SKP Comments and conclusion:

RBI with a view to encounter the commercial difficulties faced by the Indian parties in connection with overseas investments has liberalized the regulations.

However, the amendment in connection with submission of Form APR will cast an additional responsibility on the statutory auditors of the Indian party where the annual accounts of overseas JV/WOS are not statutorily audited. 

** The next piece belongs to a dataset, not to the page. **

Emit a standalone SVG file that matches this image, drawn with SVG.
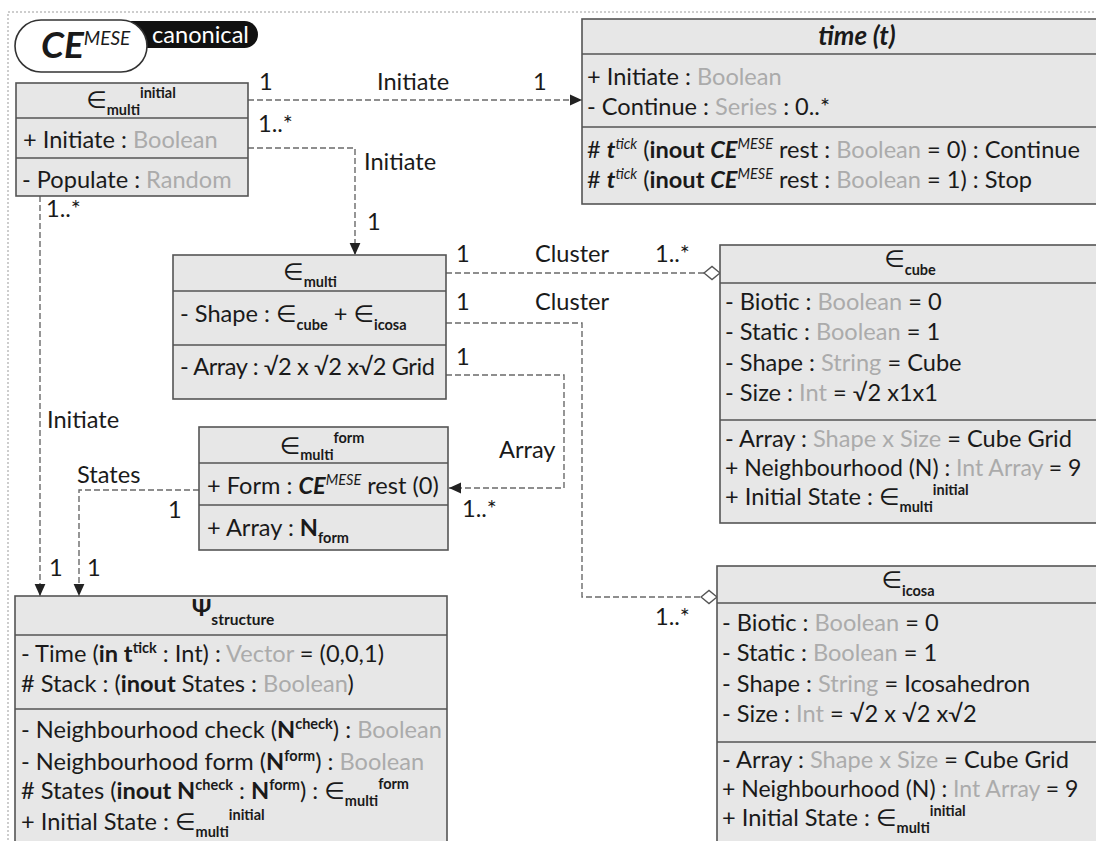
<svg xmlns="http://www.w3.org/2000/svg" width="1096" height="841" viewBox="0 0 1096 841">
<defs>
<style>
text{font-family:Lato,"DejaVu Sans",sans-serif;font-size:23.6px;fill:#1a1a1a}
.g{fill:#ababab}
.b{font-weight:bold}
.i{font-style:italic}
.s{font-size:14.5px;font-weight:bold}
.si{font-size:14.5px;font-style:italic}
.box{fill:#e7e7e7;stroke:#555;stroke-width:1.6}
.div{stroke:#555;stroke-width:1.6}
.con{fill:none;stroke:#6a6a6a;stroke-width:1.4;stroke-dasharray:6 3}
</style>
<marker id="arr" markerUnits="userSpaceOnUse" markerWidth="12" markerHeight="12" viewBox="0 -5 10 10" refX="10" refY="0" orient="auto">
<path d="M0,-4.5 L10,0 L0,4.5 Z" fill="#222"/>
</marker>
<marker id="dia" markerUnits="userSpaceOnUse" markerWidth="18" markerHeight="16" viewBox="-1 -8 18 16" refX="16" refY="0" orient="auto">
<path d="M0,0 L8,-6.5 L16,0 L8,6.5 Z" fill="#fff" stroke="#555" stroke-width="1.4"/>
</marker>
</defs>
<rect x="0" y="0" width="1096" height="841" fill="#fff"/>
<rect x="8" y="12" width="1200" height="900" fill="none" stroke="#bdbdbd" stroke-width="1.5" stroke-dasharray="2 2"/>

<g id="badge">
<rect x="100" y="21" width="158" height="27" rx="13.5" fill="#111"/>
<rect x="15" y="20" width="132" height="52" rx="26" fill="#fff" stroke="#333" stroke-width="1.6"/>
<text x="41" y="58" style="font-size:37px;font-weight:bold;font-style:italic">CE<tspan dy="-13" style="font-size:19px;font-weight:normal">MESE</tspan></text>
<text x="152" y="43" style="fill:#fff">canonical</text>
</g>

<g id="connectors">
<path class="con" d="M248,100 H582" marker-end="url(#arr)"/>
<path class="con" d="M248,148 H355 V255" marker-end="url(#arr)"/>
<path class="con" d="M40,196 V596" marker-end="url(#arr)"/>
<path class="con" d="M199,490 H79 V596" marker-end="url(#arr)"/>
<path class="con" d="M446,375 H564 V488 H449" marker-end="url(#arr)"/>
<path class="con" d="M446,273 H720" marker-end="url(#dia)"/>
<path class="con" d="M446,323 H582 V597 H717" marker-end="url(#dia)"/>
<text x="259" y="90">1</text>
<text x="377" y="90">Initiate</text>
<text x="533" y="90">1</text>
<text x="258" y="132">1..*</text>
<text x="364" y="170">Initiate</text>
<text x="367" y="230">1</text>
<text x="46" y="217">1..*</text>
<text x="47" y="428">Initiate</text>
<text x="49" y="576">1</text>
<text x="87" y="576">1</text>
<text x="77" y="483">States</text>
<text x="168" y="518">1</text>
<text x="456" y="262">1</text>
<text x="535" y="262">Cluster</text>
<text x="655" y="262">1..*</text>
<text x="456" y="310">1</text>
<text x="535" y="310">Cluster</text>
<text x="456" y="365">1</text>
<text x="499" y="458">Array</text>
<text x="462" y="517">1..*</text>
<text x="655" y="625">1..*</text>
</g>

<g id="multi-initial">
<rect class="box" x="16" y="83" width="232" height="113"/>
<line class="div" x1="16" y1="118" x2="248" y2="118"/>
<line class="div" x1="16" y1="158" x2="248" y2="158"/>
<text x="131" y="108" text-anchor="middle">∈<tspan class="s" dy="7">multi</tspan><tspan class="s" dy="-17">initial</tspan></text>
<text x="23" y="148">+ Initiate : <tspan class="g">Boolean</tspan></text>
<text x="22" y="188">- Populate : <tspan class="g">Random</tspan></text>
</g>

<g id="time">
<rect class="box" x="582" y="19" width="560" height="185"/>
<line class="div" x1="582" y1="54" x2="1142" y2="54"/>
<line class="div" x1="582" y1="127" x2="1142" y2="127"/>
<text x="857" y="45" text-anchor="middle" class="b i" style="font-size:26px">time (t)</text>
<text x="587" y="85">+ Initiate : <tspan class="g">Boolean</tspan></text>
<text x="587" y="115">- Continue : <tspan class="g">Series</tspan> : 0..*</text>
<text x="587" y="158"># <tspan class="b i">t</tspan><tspan class="si" dy="-9">tick</tspan><tspan dy="9"> (</tspan><tspan class="b">inout </tspan><tspan class="b i">CE</tspan><tspan class="si" dy="-9">MESE</tspan><tspan dy="9"> rest : </tspan><tspan class="g">Boolean</tspan> = 0) : Continue</text>
<text x="587" y="188"># <tspan class="b i">t</tspan><tspan class="si" dy="-9">tick</tspan><tspan dy="9"> (</tspan><tspan class="b">inout </tspan><tspan class="b i">CE</tspan><tspan class="si" dy="-9">MESE</tspan><tspan dy="9"> rest : </tspan><tspan class="g">Boolean</tspan> = 1) : Stop</text>
</g>

<g id="multi">
<rect class="box" x="173" y="255" width="273" height="144"/>
<line class="div" x1="173" y1="291" x2="446" y2="291"/>
<line class="div" x1="173" y1="345" x2="446" y2="345"/>
<text x="310" y="280" text-anchor="middle">∈<tspan class="s" dy="7">multi</tspan></text>
<text x="180" y="322">- Shape : ∈<tspan class="s" dy="8">cube</tspan><tspan dy="-8"> + ∈</tspan><tspan class="s" dy="8">icosa</tspan></text>
<text x="180" y="375" textLength="255" lengthAdjust="spacing">- Array : √2 x √2 x√2 Grid</text>
</g>

<g id="multi-form">
<rect class="box" x="199" y="427" width="249" height="123"/>
<line class="div" x1="199" y1="463" x2="448" y2="463"/>
<line class="div" x1="199" y1="505" x2="448" y2="505"/>
<text x="322" y="454" text-anchor="middle">∈<tspan class="s" dy="6">multi</tspan><tspan class="s" dy="-17">form</tspan></text>
<text x="207" y="494">+ Form : <tspan class="b i">CE</tspan><tspan class="si" dy="-9">MESE</tspan><tspan dy="9"> rest (0)</tspan></text>
<text x="207" y="536">+ Array : <tspan class="b">N</tspan><tspan class="s" dy="7">form</tspan></text>
</g>

<g id="cube">
<rect class="box" x="720" y="245" width="400" height="278"/>
<line class="div" x1="720" y1="283" x2="1120" y2="283"/>
<line class="div" x1="720" y1="420" x2="1120" y2="420"/>
<text x="910" y="267" text-anchor="middle">∈<tspan class="s" dy="8">cube</tspan></text>
<text x="725" y="310">- Biotic : <tspan class="g">Boolean</tspan> = 0</text>
<text x="725" y="340">- Static : <tspan class="g">Boolean</tspan> = 1</text>
<text x="725" y="371">- Shape : <tspan class="g">String</tspan> = Cube</text>
<text x="725" y="401">- Size : <tspan class="g">Int</tspan> = √2 x1x1</text>
<text x="725" y="447">- Array : <tspan class="g">Shape x Size</tspan> = Cube Grid</text>
<text x="725" y="476" style="font-size:23px">+ Neighbourhood (N) : <tspan class="g">Int Array</tspan> = 9</text>
<text x="725" y="505">+ Initial State : ∈<tspan class="s" dy="7">multi</tspan><tspan class="s" dy="-17">initial</tspan></text>
</g>

<g id="icosa">
<rect class="box" x="717" y="566" width="400" height="300"/>
<line class="div" x1="717" y1="603" x2="1117" y2="603"/>
<line class="div" x1="717" y1="742" x2="1117" y2="742"/>
<text x="908" y="588" text-anchor="middle">∈<tspan class="s" dy="8">icosa</tspan></text>
<text x="722" y="631">- Biotic : <tspan class="g">Boolean</tspan> = 0</text>
<text x="722" y="661">- Static : <tspan class="g">Boolean</tspan> = 1</text>
<text x="722" y="692">- Shape : <tspan class="g">String</tspan> = Icosahedron</text>
<text x="722" y="722">- Size : <tspan class="g">Int</tspan> = √2 x √2 x√2</text>
<text x="722" y="768">- Array : <tspan class="g">Shape x Size</tspan> = Cube Grid</text>
<text x="722" y="797" style="font-size:23px">+ Neighbourhood (N) : <tspan class="g">Int Array</tspan> = 9</text>
<text x="722" y="826">+ Initial State : ∈<tspan class="s" dy="7">multi</tspan><tspan class="s" dy="-17">initial</tspan></text>
</g>

<g id="psi">
<rect class="box" x="15" y="596" width="432" height="260"/>
<line class="div" x1="15" y1="635" x2="447" y2="635"/>
<line class="div" x1="15" y1="709" x2="447" y2="709"/>
<text x="233" y="616" text-anchor="middle" class="b">Ψ<tspan style="font-size:15.5px" dy="9">structure</tspan></text>
<text x="21" y="662">- Time (<tspan class="b">in t</tspan><tspan class="s" dy="-9">tick</tspan><tspan dy="9"> : Int) : </tspan><tspan class="g">Vector</tspan> = (0,0,1)</text>
<text x="21" y="692"># Stack : (<tspan class="b">inout</tspan> States : <tspan class="g">Boolean</tspan>)</text>
<text x="21" y="738">- Neighbourhood check (<tspan class="b">N</tspan><tspan class="s" dy="-9">check</tspan><tspan dy="9">) : </tspan><tspan class="g">Boolean</tspan></text>
<text x="21" y="770">- Neighbourhood form (<tspan class="b">N</tspan><tspan class="s" dy="-9">form</tspan><tspan dy="9">) : </tspan><tspan class="g">Boolean</tspan></text>
<text x="21" y="799"># States (<tspan class="b">inout N</tspan><tspan class="s" dy="-9">check</tspan><tspan dy="9"> : </tspan><tspan class="b">N</tspan><tspan class="s" dy="-9">form</tspan><tspan dy="9">) : ∈</tspan><tspan class="s" dy="7">multi</tspan><tspan class="s" dy="-17">form</tspan></text>
<text x="21" y="830">+ Initial State : ∈<tspan class="s" dy="7">multi</tspan><tspan class="s" dy="-17">initial</tspan></text>
</g>
</svg>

These amendments should boost overseas direct investment by the Indian Parties and expansion of their overseas business which should ultimately help in growth of the Indian economy.

 
Notes:

1“Indian party” means a company incorporated in India or a body created under an Act of Parliament is a partnership firm registered under  the Indian Partnership Act, 1932 making investment in a JV/WOS abroad, and includes any other entity in India as may be notified by RBI.

2 As amended from time to time.

3 A.P. (DIR Series) circular No. 96 dated 28th March, 2012.

4 Financial Commitment includes contribution to the capital of the overseas JV/WOS, loan granted to the JV/WOS and 100 percent of the guarantees other than performance guarantee and 50 per cent of the amount of performance guarantees issued to or on behalf of the JV/WOS.